What the task requires. Repeat everything from the first line of the listing below through the line that contains "ax = fig.add_axes([0.247, 0.106, 0.571, 0.689])", exactly. Leave out pictures.

Dataset extract.
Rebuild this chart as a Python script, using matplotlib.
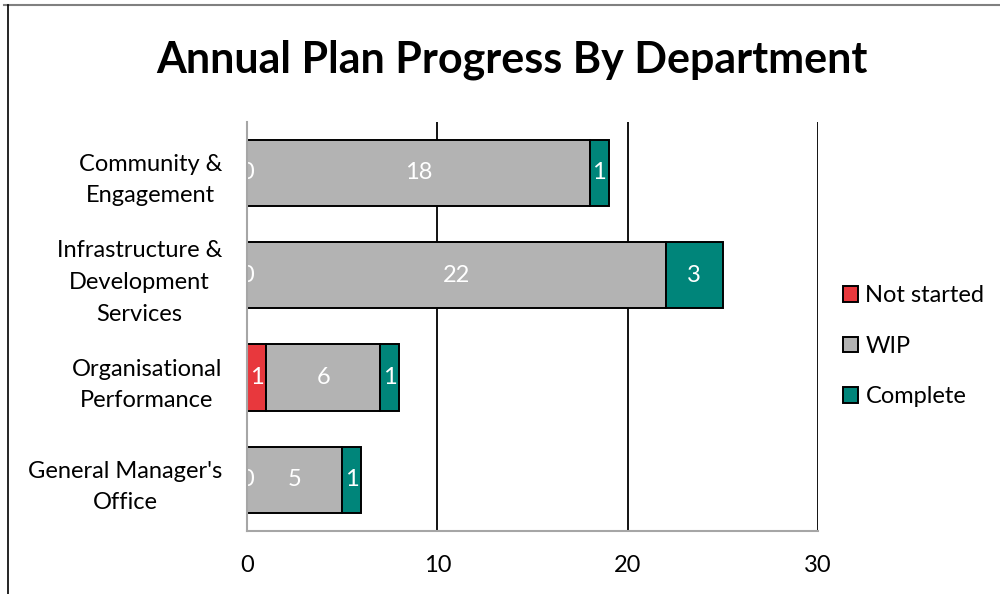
import matplotlib.pyplot as plt
import numpy as np
from matplotlib.lines import Line2D

plt.rcParams['font.family'] = ['Lato', 'DejaVu Sans']

departments = ["Community &\nEngagement", "Infrastructure &\nDevelopment\nServices",
               "Organisational\nPerformance", "General Manager's\nOffice"]
not_started = [0, 0, 1, 0]
wip = [18, 22, 6, 5]
complete = [1, 3, 1, 1]
series_names = ["Not started", "WIP", "Complete"]
colors = ["#E8383D", "#B3B3B3", "#00857A"]
x_ticks = [0, 10, 20, 30]

fs = 17

fig = plt.figure(figsize=(10, 5.94), dpi=100)
ax = fig.add_axes([0.247, 0.106, 0.571, 0.689])

y = np.arange(len(departments))
left = np.zeros(len(departments))
handles = []
for vals, name, col in zip([not_started, wip, complete], series_names, colors):
    vals = np.array(vals, dtype=float)
    bars = ax.barh(y, vals, left=left, height=0.65, color=col, edgecolor="black",
                   linewidth=1.4, label=name, zorder=3)
    for yi, v, l in zip(y, vals, left):
        ax.text(l + v / 2, yi, f"{int(v)}", color="white", ha="center", va="center",
                fontsize=fs, zorder=4, clip_on=True)
    left += vals
    handles.append(bars)

ax.set_ylim(len(departments) - 0.5, -0.5)
ax.set_xlim(0, 30)
ax.set_yticks(y)
ax.set_yticklabels(departments, fontsize=fs, ha="right", multialignment="center",
                   linespacing=1.62)
ax.tick_params(axis="y", length=0, pad=18)
ax.set_xticks(x_ticks)
ax.tick_params(axis="x", length=0, pad=17, labelsize=fs)

for xv in x_ticks[1:]:
    ax.axvline(xv, color="black", linewidth=1.3, zorder=1)
for s in ["top", "right"]:
    ax.spines[s].set_visible(False)
for s in ["left", "bottom"]:
    ax.spines[s].set_color("#A6A6A6")
    ax.spines[s].set_linewidth(1.5)
    ax.spines[s].set_zorder(5)

fig.text(0.512, 0.899, "Annual Plan Progress By Department", ha="center", va="center",
         fontsize=31, fontweight="bold")

fig.legend(handles=handles, loc="center left", bbox_to_anchor=(0.843, 0.417), frameon=False,
           fontsize=fs, handlelength=0.65, handleheight=0.65, handletextpad=0.3,
           labelspacing=1.25, borderpad=0, borderaxespad=0)

# chart border
fig.add_artist(Line2D([0.004, 1.0], [0.991, 0.991], color="#808080", linewidth=1.5))
fig.add_artist(Line2D([0.008, 0.008], [0.0, 0.991], color="black", linewidth=1.2))

fig.savefig("out.png", dpi=100)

Exercise output.
Rebuild this chart as a Python script, using matplotlib.
import matplotlib.pyplot as plt
import numpy as np
from matplotlib.lines import Line2D

plt.rcParams['font.family'] = ['Lato', 'DejaVu Sans']

departments = ["Community &\nEngagement", "Infrastructure &\nDevelopment\nServices",
               "Organisational\nPerformance", "General Manager's\nOffice"]
not_started = [0, 0, 1, 0]
wip = [18, 22, 6, 5]
complete = [1, 3, 1, 1]
series_names = ["Not started", "WIP", "Complete"]
colors = ["#E8383D", "#B3B3B3", "#00857A"]
x_ticks = [0, 10, 20, 30]

fs = 17

fig = plt.figure(figsize=(10, 5.94), dpi=100)
ax = fig.add_axes([0.247, 0.106, 0.571, 0.689])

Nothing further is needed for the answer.